Using a series of pipes for the light—called phase shifters—the OPA chip similarly slows down or speeds up the timing of the waves, thus controlling the direction of the light beam. To form an image, electronic data from a computer are converted into multiple electrical currents; by applying stronger or weaker currents to the light within the phase shifter, the number of electrons within each light path changes—which, in turn, changes the timing of the light wave in that path. The timed light waves are then delivered to tiny array elements within a grid on the chip. The light is then projected from each array in the grid, the individual array beams combining coherently in the air to form a single light beam and a spot on the screen.

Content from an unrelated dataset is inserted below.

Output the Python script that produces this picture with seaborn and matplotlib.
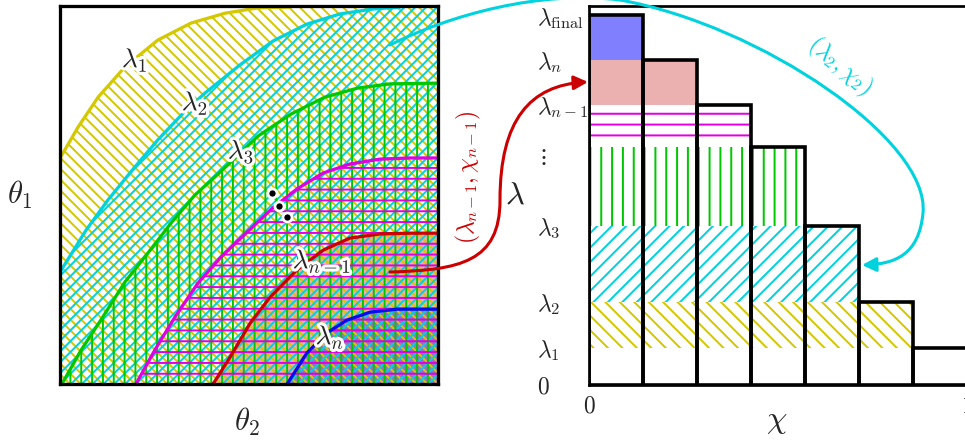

As the electronic signal rapidly steers the beam left, right, up, and down, the light acts as a very fast pen, drawing an image made of light on the projection surface. Because the direction of the light beam is controlled electronically—not mechanically—it can create a sort of line very quickly. Since the light draws many times per second, the eye sees the process as a single image instead of a moving light beam, says Hajimiri.
"The new thing about our work is really that we can do this on a tiny, one-millimeter-square silicon chip, and the fact that we can do it very rapidly—rapidly enough to form images, since we phase-shift electronically in two dimensions," says Behrooz Abiri, a graduate student in Hajimiri's group and a co-author on the paper. So far, the images Hajimiri and his team can project with the current version of the chip are somewhat simple—a triangle, a smiley face or single letters, for example. However, the researchers are currently experimenting with larger chips that include more light-delivering array elements that—like using a larger lens on a camera—can improve the resolution and increase the complexity of the projected images.
In their recent experiments, Hajimiri and his colleagues have used the silicon chip to project images in infrared light, but additional work with different types of semiconductors will also allow the researchers to expand the tiny projector's capabilities into the visible spectrum. "Right now we are using silicon technology, which works better with infrared light. If you want to project visible light, you can take the exact same architecture and do it in what's called compound semiconductor III-V technology," says Firooz Aflatouni, another co-author on the paper, who in January finished his two-year postdoctoral appointment at Caltech and joined the Univ. of Pennsylvania as an asst. prof. "Silicon is good because it can be easily integrated into electronics, but these other compound semiconductors could be used to do the same thing."
"In the future, this can be incorporated into a phone, and since there is no need for a lens, you can have a phone that acts as a projector all by itself," Hajimiri says. However, although the chip could easily be incorporated into a cell phone, he points out that a tiny projection device can have many applications—including light-based radar systems (LIDAR), which are used in positioning, robotics, geographical measurements and mapmaking. Such equipment already exists, but current LIDAR technology requires complex, bulky, and expensive equipment—equipment that could be streamlined and simplified to a single chip at a much lower cost.
"But I don't want to limit the device to just a few purposes. The beauty of this thing is that these chips are small and can be made at a very low cost—and this opens up lots of interesting possibilities," he says.